To take advantage of that fact, the consultants came forward with the idea that the Government could take a facilitatory role by enabling a planter of trees to sell at the same rate of return as they would have received had they retained the plantation. They would sell them to the kind of institutional investor who can value that future income higher. This recommendation enables value to be created.
No doubt members are aware of the argument in the press that the advantage ought to accrue to the grower. The consultants' position is that the basis of their recommendation is that the grower has been protected regarding what he would receive over the 40-year view and that the extra value should accrue to its creator, who is, in effect, the Exchequer. The effect of those recommendations has been to mitigate the very substantial bill that would arise for the Exchequer and taxpayer by introducing those measures. It would reduce by over a quarter the Exchequer exposure over a 40-year period.

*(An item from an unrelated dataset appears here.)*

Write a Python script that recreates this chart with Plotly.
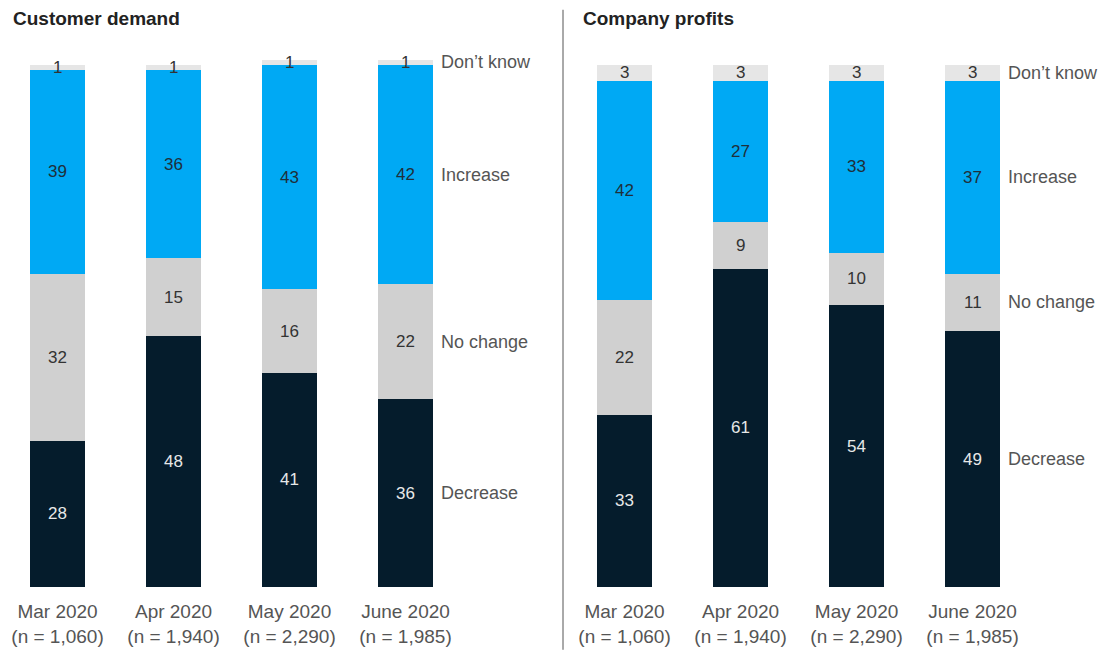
"""Customer demand vs company profits, stacked 100% bars per survey wave."""
import plotly.graph_objects as go

# --------------------------------------------------------------------------- #
# Data
# --------------------------------------------------------------------------- #
MONTHS = ["Mar 2020", "Apr 2020", "May 2020", "June 2020"]
SAMPLE_SIZES = ["1,060", "1,940", "2,290", "1,985"]
SEGMENTS = ["Decrease", "No change", "Increase", "Don\u2019t know"]

demand_decrease = [28, 48, 41, 36]
demand_no_change = [32, 15, 16, 22]
demand_increase = [39, 36, 43, 42]
demand_dont_know = [1, 1, 1, 1]

profits_decrease = [33, 61, 54, 49]
profits_no_change = [22, 9, 10, 11]
profits_increase = [42, 27, 33, 37]
profits_dont_know = [3, 3, 3, 3]

TICK_LABELS = [f"{m}<br>(n = {n})" for m, n in zip(MONTHS, SAMPLE_SIZES)]

# --------------------------------------------------------------------------- #
# Style
# --------------------------------------------------------------------------- #
COLORS = {
    "Decrease": "#051C2C",
    "No change": "#D0D0D0",
    "Increase": "#00A9F4",
    "Don\u2019t know": "#E6E6E6",
}
TEXT_COLORS = {
    "Decrease": "#E8E8E8",
    "No change": "#333333",
    "Increase": "#1F2F3A",
    "Don\u2019t know": "#333333",
}
FONT = "Liberation Sans, Arial, sans-serif"
LABEL_GREY = "#555555"

# the page body adds an 8px margin, so the figure is sized to fit inside it
W, H = 1102, 643

panels = [
    ("x", "Customer demand",
     [demand_decrease, demand_no_change, demand_increase, demand_dont_know]),
    ("x2", "Company profits",
     [profits_decrease, profits_no_change, profits_increase, profits_dont_know]),
]

fig = go.Figure()
annotations = []

for axis, title, series in panels:
    cum = [0] * len(MONTHS)
    for seg, values in zip(SEGMENTS, series):
        fig.add_trace(go.Bar(
            x=TICK_LABELS,
            y=values,
            name=seg,
            xaxis=axis,
            yaxis="y",
            width=0.475,
            marker_color=COLORS[seg],
            marker_line=dict(width=0),
            showlegend=False,
        ))
        for i, v in enumerate(values):
            annotations.append(dict(
                x=TICK_LABELS[i], y=cum[i] + v / 2, xref=axis, yref="y",
                text=str(v), showarrow=False,
                font=dict(family=FONT, size=17, color=TEXT_COLORS[seg]),
            ))
        # segment name next to the last bar
        annotations.append(dict(
            x=TICK_LABELS[-1], y=cum[-1] + values[-1] / 2, xref=axis, yref="y",
            text=seg, showarrow=False, xanchor="left", xshift=33,
            font=dict(family=FONT, size=18, color=LABEL_GREY),
        ))
        cum = [c + v for c, v in zip(cum, values)]

    annotations.append(dict(
        x=0.003 if axis == "x" else 0.52, y=1.0695, xref="paper", yref="paper",
        xanchor="left", yanchor="middle", text=f"<b>{title}</b>", showarrow=False,
        font=dict(family=FONT, size=19, color="#222222"),
    ))

axis_common = dict(
    type="category",
    showgrid=False, zeroline=False, showline=False,
    ticks="outside", ticklen=7, tickcolor="rgba(0,0,0,0)",
    tickfont=dict(family=FONT, size=19, color=LABEL_GREY),
    anchor="y",
)

fig.update_layout(
    width=W,
    height=H,
    paper_bgcolor="white",
    plot_bgcolor="white",
    barmode="stack",
    margin=dict(l=0, r=0, t=47, b=64),
    xaxis=dict(domain=[0, 552 / W], range=[-0.427, 4.332], **axis_common),
    xaxis2=dict(domain=[559 / W, 1], range=[-0.496, 4.185], **axis_common),
    yaxis=dict(range=[0, 101.9], visible=False, anchor="x"),
    annotations=annotations,
    shapes=[dict(
        type="line", xref="paper", yref="paper",
        x0=555 / W, x1=555 / W, y0=-0.118, y1=1.085,
        line=dict(color="#555555", width=1),
    )],
)

fig.write_html("out.html")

I think I have summarised all the main headings. The key messages are that the target of 20,000 that was in place is relevant. The fact that it has not been achieved is significant. Value for money has been achieved by expenditure to date, and that is enhanced when one takes account of environmental benefits. With the way in which EU policy is moving, much greater emphasis and support will be available by concentrating to a greater extent than in the past on realising and maximising such environmental gains. If value for money is to be maximised and that planting target of 20,000 realised, significant scope exists through reforming payment structures to allow growers to be as well off as at present but make significant savings to the Exchequer, something that in the consultants' view is required for the Government to commit to such an additional strategy in the medium term.